We are exaggerating the amount of knowledge you need before creating a site-specific management plan – you can’t know everything — but absent long-term monitoring of habitats like ours, we enter an arena of variables with many unknown outcomes.  We must manage; benign neglect is not an option. But we’re more conservative now, questioning broad-brush definitions like “fire-adapted,” applying herbicides more selectively, using an indiscriminate tool like fire carefully when hard evidence about outcomes is thin, and like Hippocrates, we’re trying like mad to “first do no harm”.

Hamel burn scar

2024 Update

In our filing cabinet early in 2024, we found two documents that – had we read them back in 1988 – would have radically changed our approach to managing our 120-acre prairie and savanna restoration.  The first is Karner Blue Management Implications for Some Associated Lepidoptera of Wisconsin Barrens by Robert J. Borth, written in 1997.  The second is “Wildlife Management Guidelines for Karner Blue, 3rd DRAFT, by the Wisconsin DNR Karner blue Technical Team, written in September 1993.  
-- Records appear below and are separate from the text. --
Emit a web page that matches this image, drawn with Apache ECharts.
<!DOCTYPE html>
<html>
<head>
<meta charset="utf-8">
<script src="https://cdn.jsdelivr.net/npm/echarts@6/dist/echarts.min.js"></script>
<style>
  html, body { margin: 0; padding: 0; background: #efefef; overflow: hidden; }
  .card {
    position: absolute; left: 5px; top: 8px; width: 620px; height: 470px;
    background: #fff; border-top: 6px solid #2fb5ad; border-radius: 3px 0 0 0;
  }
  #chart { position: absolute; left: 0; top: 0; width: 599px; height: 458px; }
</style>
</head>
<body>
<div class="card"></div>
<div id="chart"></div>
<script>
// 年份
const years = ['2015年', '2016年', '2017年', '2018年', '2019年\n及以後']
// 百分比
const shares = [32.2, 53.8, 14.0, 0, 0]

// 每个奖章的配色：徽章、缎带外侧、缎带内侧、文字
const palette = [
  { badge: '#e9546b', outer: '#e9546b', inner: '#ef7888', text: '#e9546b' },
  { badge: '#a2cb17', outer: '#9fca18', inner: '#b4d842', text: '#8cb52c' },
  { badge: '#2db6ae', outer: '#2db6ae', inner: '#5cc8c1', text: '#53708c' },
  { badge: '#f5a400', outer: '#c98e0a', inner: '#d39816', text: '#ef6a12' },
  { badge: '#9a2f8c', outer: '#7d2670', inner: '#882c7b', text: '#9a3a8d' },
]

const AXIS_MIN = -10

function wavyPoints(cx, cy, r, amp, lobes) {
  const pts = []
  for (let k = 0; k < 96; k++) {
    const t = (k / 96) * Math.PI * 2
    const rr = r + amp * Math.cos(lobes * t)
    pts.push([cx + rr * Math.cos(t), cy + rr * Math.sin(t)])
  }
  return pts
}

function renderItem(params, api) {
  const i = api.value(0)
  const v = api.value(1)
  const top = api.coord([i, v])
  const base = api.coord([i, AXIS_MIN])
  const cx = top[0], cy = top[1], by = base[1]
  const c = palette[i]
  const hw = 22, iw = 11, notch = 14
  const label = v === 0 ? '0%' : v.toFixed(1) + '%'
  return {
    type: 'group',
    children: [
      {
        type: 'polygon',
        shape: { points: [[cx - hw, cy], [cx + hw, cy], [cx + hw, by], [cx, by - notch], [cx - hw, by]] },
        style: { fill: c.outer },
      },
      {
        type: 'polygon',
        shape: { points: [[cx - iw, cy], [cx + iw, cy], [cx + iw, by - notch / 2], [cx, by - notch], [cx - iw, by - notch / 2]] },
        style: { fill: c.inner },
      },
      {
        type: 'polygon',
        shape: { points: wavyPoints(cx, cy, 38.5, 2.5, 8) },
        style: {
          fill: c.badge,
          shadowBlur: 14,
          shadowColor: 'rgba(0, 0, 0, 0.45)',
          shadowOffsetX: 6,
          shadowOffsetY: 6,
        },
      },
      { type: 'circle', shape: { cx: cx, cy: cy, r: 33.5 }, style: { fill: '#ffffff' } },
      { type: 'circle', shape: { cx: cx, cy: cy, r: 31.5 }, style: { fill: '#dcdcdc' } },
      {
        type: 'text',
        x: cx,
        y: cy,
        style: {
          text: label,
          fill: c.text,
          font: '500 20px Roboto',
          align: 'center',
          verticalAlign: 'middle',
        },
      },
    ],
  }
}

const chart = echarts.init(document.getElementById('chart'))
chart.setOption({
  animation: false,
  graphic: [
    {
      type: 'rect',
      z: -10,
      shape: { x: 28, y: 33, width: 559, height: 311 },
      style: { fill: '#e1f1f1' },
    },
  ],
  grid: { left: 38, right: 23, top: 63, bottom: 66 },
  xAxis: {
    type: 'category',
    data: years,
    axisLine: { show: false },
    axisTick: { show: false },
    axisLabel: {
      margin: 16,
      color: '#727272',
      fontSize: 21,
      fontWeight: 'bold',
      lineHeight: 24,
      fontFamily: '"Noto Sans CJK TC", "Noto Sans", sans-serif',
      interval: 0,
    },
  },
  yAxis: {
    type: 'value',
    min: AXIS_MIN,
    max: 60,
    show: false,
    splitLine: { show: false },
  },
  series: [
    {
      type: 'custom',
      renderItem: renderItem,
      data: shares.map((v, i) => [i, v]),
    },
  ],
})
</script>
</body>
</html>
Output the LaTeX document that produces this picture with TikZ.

From the Borth publication, page 26: “While fire suppression and habitat fragmentation have increased the need for overt management, management may not always be appropriate.  In the long-term, an early successional community requires disturbance, however some sites such as hot sand sites may change very little from year to year and drier soils require less frequent fires.  In light of limited information on these sites, little or no management may be best in the short-term until more information is known.”

From the DNR publication, page 14-15:  “The main benefits of fire are believed to stem from its role in reducing accumulated plant litter, exposing bare soil, promoting increased soil temperatures, and setting back growth of plants that compete with native, desirable vegetation.  These same effects may be achieved or enhanced with alternative management tools, at least in combination or alternatively with fire.  Because some degree of Karner blue and other invertebrate mortality would be expected from fire (mortality of Karners and some other invertebrates may indeed be very high), it should be used very cautiously, especially until further research and monitoring help elucidate the long-term costs and benefits of this tool.”

We’re wiser now:  we see that management is not a formula and fire is not something to play with.   Yet we hear new recruits to management enthuse about “annual burns” with little regard to what might possibly be the goal of such frequency.  It’s become a dogma, this infatuation with fire.  But it is far from being the answer we were told it would be.